Tra l'altro Ichino, tornando in un PD nel
frattempo diventato un partito di centro con forti sbandate a destra,
ha dimostrato un certa perversa forma di coerenza. L'errore fu
della direzione del partito che li candidò e degli elettori i quali,
desiderosi di votare per quel partito, in regime di "nominati"
si trovò a votarli di conseguenza, volendo in realtà votare per la
formazione politica.
Poi c'è la questione della rilevanza del fenomeno. Io non credo che la fuoriuscita di "cittadini parlamentari" da M5S, con la sua significativa consistenza, si possa ascrivere sempre e comunque a malafede, e se è così allora è il sistema di selezione dei candidati che è stato carente. Varrebbe la pena di chiedersi se così tante defezioni si debbano imputare alle scarse qualità morali del dissenziente piuttosto che alla evoluzione della linea politica rispetto al contingente. Domandarsi se attribuirle agli innominabili appetiti dei “traditori” o a una pessima gestione del dissenso e della dialettica politica interni. Piuttosto che stigmatizzare i transfughi forse bisognerebbe porsi qualche domanda, e magari fare anche un po' di autocritica.
D'altra parte abbiamo anche il problema contrario. Il PD, in ogni evidenza, non è più quello che pretende di essere. Dunque mi chiedo: i vari Civati, Cuperlo, Fassina e compagnia cantante, che ci fanno ancora lì?

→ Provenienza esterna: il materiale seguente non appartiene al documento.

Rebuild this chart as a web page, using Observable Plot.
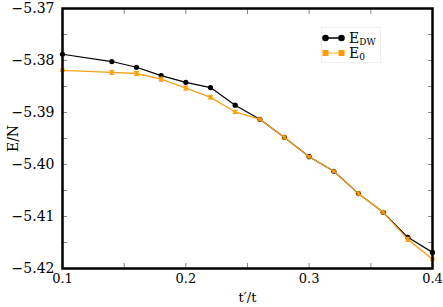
<!DOCTYPE html>
<html><head><meta charset="utf-8">
<script src="https://cdn.jsdelivr.net/npm/d3@7"></script>
<script src="https://cdn.jsdelivr.net/npm/@observablehq/plot@0.6"></script>
<style>
body{margin:0;background:#fff}
#wrap{position:relative;width:443px;height:307px;font-family:"DejaVu Serif",serif}
svg.plotchart text{font-family:"DejaVu Serif" !important}
#legend{position:absolute;left:321px;top:27px;width:58px;height:34px;background:#fff;border:1px solid #f0f0f0;color:#000}
#legend .row{position:absolute;left:0;height:14px;display:flex;align-items:center}
#legend svg{display:block}
#legend span{margin-left:4px;line-height:13px;font-size:14px;font-family:"DejaVu Serif",serif}
#legend sub{font-size:9px;vertical-align:-2px;line-height:0}
</style></head><body><div id="wrap"></div>
<script>
const ratio = [0.10,0.14,0.16,0.18,0.20,0.22,0.24,0.26,0.28,0.30,0.32,0.34,0.36,0.38,0.40];
const eDW   = [-5.3788,-5.3802,-5.3813,-5.3829,-5.3842,-5.3852,-5.3886,-5.3913,-5.3948,-5.3985,-5.4013,-5.4056,-5.4092,-5.4140,-5.4169];
const e0    = [-5.3819,-5.3823,-5.3825,-5.3836,-5.3853,-5.3871,-5.3899,-5.3913,-5.3948,-5.3985,-5.4013,-5.4056,-5.4092,-5.4144,-5.4182];
const e0Err = [0.0002,0.0004,0.0004,0.0004,0.0004,0.0003,0.0003,0.0002,0.0003,0.0002,0.0002,0.0003,0.0003,0.0004,0.0002];
const xLabelTicks = [0.1,0.2,0.3,0.4];
const xTickMarks = [0.1,0.15,0.2,0.25,0.3,0.35,0.4];
const yLabelTicks = [-5.42,-5.41,-5.40,-5.39,-5.38,-5.37];
const yTickMarks = [-5.42,-5.415,-5.41,-5.405,-5.40,-5.395,-5.39,-5.385,-5.38,-5.375,-5.37];

const dw = ratio.map((x,i)=>({x, y:eDW[i]}));
const g0 = ratio.map((x,i)=>({x, y:e0[i], lo:e0[i]-e0Err[i], hi:e0[i]+e0Err[i]}));

const BLACK = "#000", ORANGE_LINE = "#f4a11c", ORANGE = "#ff9b00";
const tickStyle = {stroke:"#888", strokeWidth:1};

const chart = Plot.plot({
  className: "plotchart",
  width: 443, height: 307,
  marginLeft: 62, marginRight: 11, marginTop: 8, marginBottom: 39,
  style: {fontSize: "14px", color:"#000", background:"#fff"},
  x: {domain:[0.1,0.4]},
  y: {domain:[-5.42,-5.37]},
  marks: [
    Plot.axisX(xTickMarks, {anchor:"bottom", tickSize:-5, tickFormat:()=>"", label:null, ...tickStyle}),
    Plot.axisX(xTickMarks, {anchor:"top", tickSize:-5, tickFormat:()=>"", label:null, ...tickStyle}),
    Plot.axisY(yTickMarks, {anchor:"left", tickSize:-5, tickFormat:()=>"", label:null, ...tickStyle}),
    Plot.axisY(yTickMarks, {anchor:"right", tickSize:-5, tickFormat:()=>"", label:null, ...tickStyle}),
    Plot.axisX(xLabelTicks, {anchor:"bottom", tickSize:0, tickPadding:5, tickFormat:d3.format(".1f"),
      label:"t′/t", labelAnchor:"center", labelArrow:"none", labelOffset:33, fill:"#000", fontSize:13}),
    Plot.axisY(yLabelTicks, {anchor:"left", tickSize:0, tickPadding:8, tickFormat:d3.format(".2f"),
      label:"E/N", labelAnchor:"center", labelArrow:"none", labelOffset:54, fill:"#000", fontSize:14}),
    Plot.line(dw, {x:"x", y:"y", stroke:BLACK, strokeWidth:1.2}),
    Plot.dot(dw, {x:"x", y:"y", r:2.6, fill:BLACK, stroke:"none"}),
    Plot.line(g0, {x:"x", y:"y", stroke:ORANGE_LINE, strokeWidth:1.3}),
    Plot.ruleX(g0, {x:"x", y1:"lo", y2:"hi", stroke:ORANGE_LINE, strokeWidth:1}),
    Plot.link(g0, {x1:d=>d.x-0.002, x2:d=>d.x+0.002, y1:"lo", y2:"lo", stroke:ORANGE_LINE, strokeWidth:1}),
    Plot.link(g0, {x1:d=>d.x-0.002, x2:d=>d.x+0.002, y1:"hi", y2:"hi", stroke:ORANGE_LINE, strokeWidth:1}),
    Plot.dot(g0, {x:"x", y:"y", symbol:"square", r:2.2, fill:ORANGE, fillOpacity:0.8, stroke:"none"}),
    Plot.frame({stroke:"#000", strokeWidth:2.5})
  ]
});
const wrap = document.getElementById("wrap");
wrap.appendChild(chart);

const legendItems = [
  {name:"E", sub:"DW", color:BLACK, line:BLACK, shape:"circle"},
  {name:"E", sub:"0", color:ORANGE, line:"#ffc56b", shape:"square"}
];
const leg = document.createElement("div");
leg.id = "legend";
legendItems.forEach((it,i)=>{
  const row = document.createElement("div");
  row.className = "row";
  row.style.top = (3 + i*15) + "px";
  const m = it.shape==="circle"
    ? `<circle cx="3.5" cy="7" r="3.3" fill="${it.color}"/><circle cx="19.5" cy="7" r="3.3" fill="${it.color}"/>`
    : `<rect x="0.5" y="4" width="6" height="6" fill="${it.color}"/><rect x="16.5" y="4" width="6" height="6" fill="${it.color}"/>`;
  row.innerHTML = `<svg width="23" height="14"><line x1="3" x2="20" y1="7" y2="7" stroke="${it.line}" stroke-width="1.5"/>${m}</svg><span>${it.name}<sub>${it.sub}</sub></span>`;
  leg.appendChild(row);
});
wrap.appendChild(leg);
</script>
</body></html>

Rimanendo nel partito, pur criticamente, ma con inesistenti probabilità di incidere sulle scelte politiche, non finiscono forse con l'avallare un percorso che non condividono e che, per di più, è incompatibile con le ragioni e gli intenti di chi a suo tempo li votò?
Il vincolo di mandato, in definitiva, rischia di essere la classica toppa peggiore del buco. E quando hai riempito le camere di obbedienti pigiatori di bottoni, che non si discostano di un millimetro da quello che dice il capo, o dalle indicazioni di una base elettorale costantemente in ritardo rispetto alla dinamica parlamentare, e comunque consultata nella misura del 2,2% del totale, che hai ottenuto? Tanto varrebbe allora mandare tutti a casa e costituire una sorta di direttorio (ancora 'sta parola) costituito dai segretari di partito.
Mettere
su un sistema dove su 100 voti il Segretario "A" ne avrebbe
25, perché il suo partito ha preso un quarto dei voti, il segretario
"B" ne avrebbe 12, pari alla sua percentuale di voti, e via
di seguito, fino ad attribuirli tutti.
Risparmieremmo
certamente un sacco di soldi, ma non sarebbe più democrazia. La
ricchezza di valutazioni nei riguardi di un determinato problema e la
rappresentanza delle istanze dei vari territori verrebbero a mancare
completamente.
Non è certo facile fare la cosa giusta, e lo è ancor meno in presenza di corruzione morale e mancanza di valori. E' quello il nostro più grande problema e, per come la vedo io, solo se ogni cittadino si mobilitasse prendendosi la responsabilità e il disturbo di non delegare più allora potremmo sperare in una rinascita.